It’s not easy to find images of the now defunct Port au Prince Supermarket. Established in 1994, the Little Haiti bodega once existed in the squat single-story building where contemporary art gallery Emerson Dorsch now lives. When artist Yanira Collado was preparing for her first solo show, “Alchemic Chants/Reliquías Fragmentadas” at Emerson Dorsch Gallery, she felt it was important to reference the building’s history as part of the Little Haiti community. Gallery director, Ibett Yanez del Castillo, found a timeline of photos using Google street images that went as far back as 2007. The static images paint the neighborhood’s story of change on their own.
At first, the bodega was a vibrant canary yellow decorated with painted-on Caribbean flags. Over time, the yellow and flags were covered by a diluted cornflower blue. Today, the walls at 5900 Northwest Second Avenue are bare white. As the art masses migrated to the neighborhood in 2016, Emerson Dorsch purchased the building. They rehabilitated the edifice except for the back block wall and the vinyl flooring which remain as relics of another era, a veneration of the collective memories stored in between layers of concrete and cement. In the face of inevitable change and displacement, memories find a home in the relic. Collado explores the ideas of migration, reliquary, and memory through construction and ritual.
Collado was born in Brooklyn and traveled frequently between the states and the Dominican Republic where her parents were born. They eventually landed in Miami, where she grew up watching her uncle build additions to their home, including a makeshift sewing factory for her mother and aunt to work from. They were seamstresses and Collado would watch them construct garments out of fabric. The experience embedded in her that modes of construction could be tools to understand culture and our histories—leaving evidence behind for future generations to explore, analyze and interpret.
Collado’s show recently closed but it warrants reflection. When guests entered into Collado’s exhibit, they walked through a narrow hallway meant to mirror her childhood home. Inside, she recreated its’ floor plan while referencing the gallery building’s own in a sprawling and towering platform that consumes almost the entirety of the gallery’s walking space. The piece is assembled with layers of cardboard and stucco, stuffed with strips of textile fabric, an ode to her familiar upbringing. On top, Collado has intentionally yet intuitively placed relics that she has collected over the years, some as long ago as 1994.

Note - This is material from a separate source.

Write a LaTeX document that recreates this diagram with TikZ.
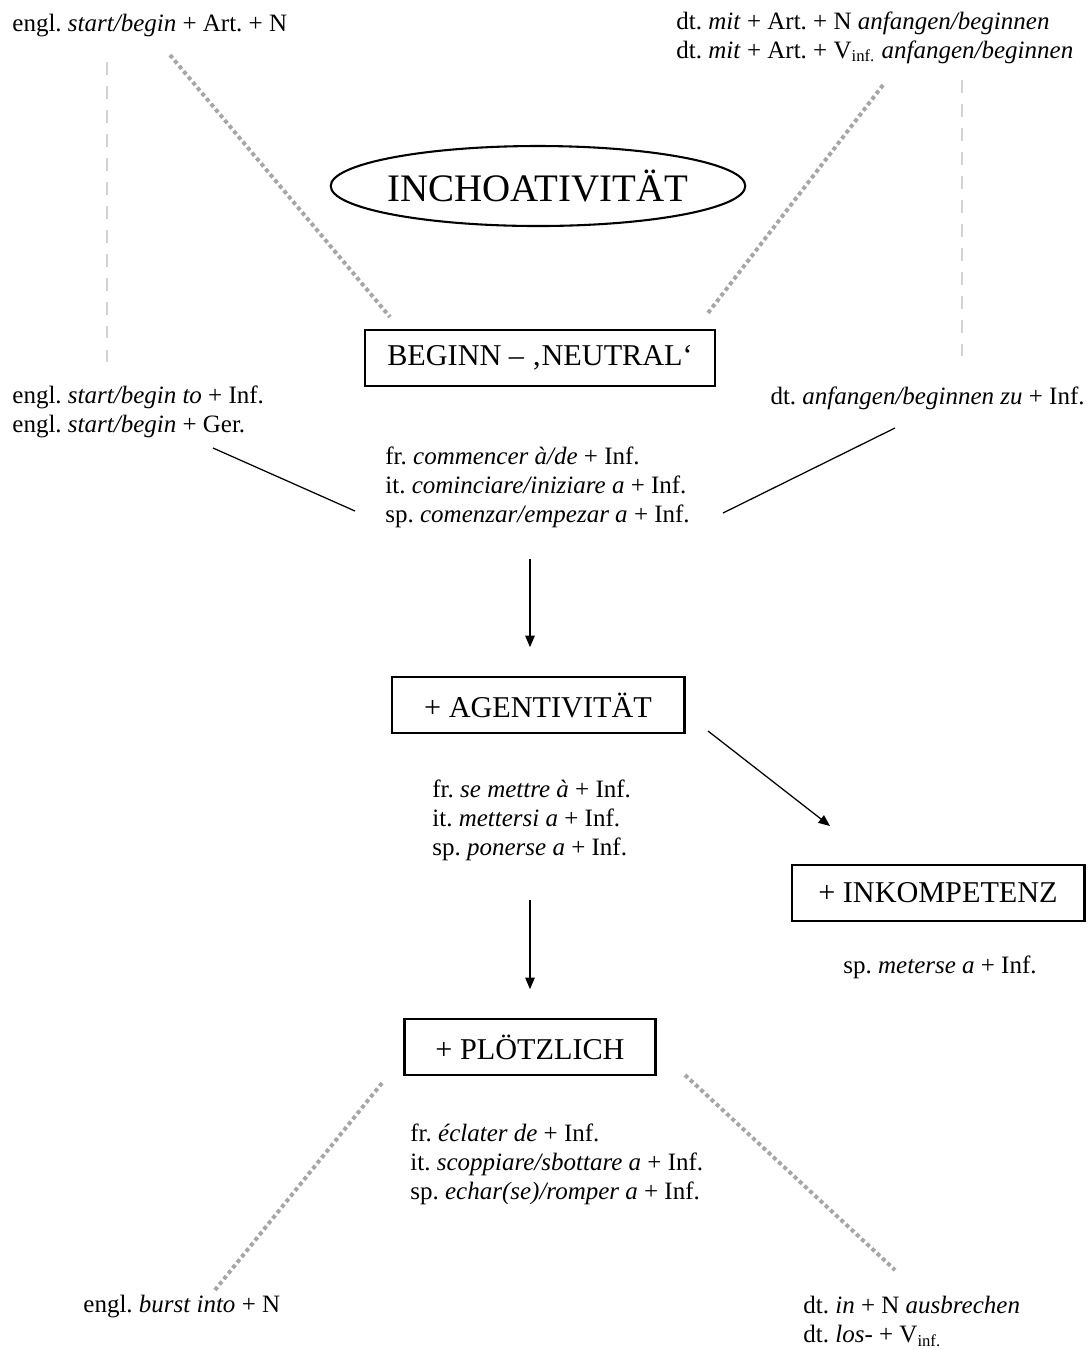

One item is a conjoined pair of apple snail shells which she collected during a residency in New Orleans. There, she learned about the invasive species that has devastated local populations and eaten the plant barriers. Collado has paired them in a yin-yang pattern, their beauty and destructiveness interplaying, questioning the promise that the removal of people in communities is that something better will come, but at whose expense?
Collado moves the pieces as she sees fit like a ritual prayer at an altar. The unseen is just as important as what is seen, as forms of embedded prayer. In a corner closest to the doorway, Collado has placed a comparatively compact and minuscule azure cube, which could be an obelisk for the tiny unseen creatures that dwell on the vinyl floors. Inside, she’s placed a piece of cuaba soap, a quintessential item in Dominican households. It’s a protective totem for the memories and experiences housed in the space. If a reliquary is a container for relics, then Collado has created a meditative space and posits – in the midst of change and migration — that memories persist through objects.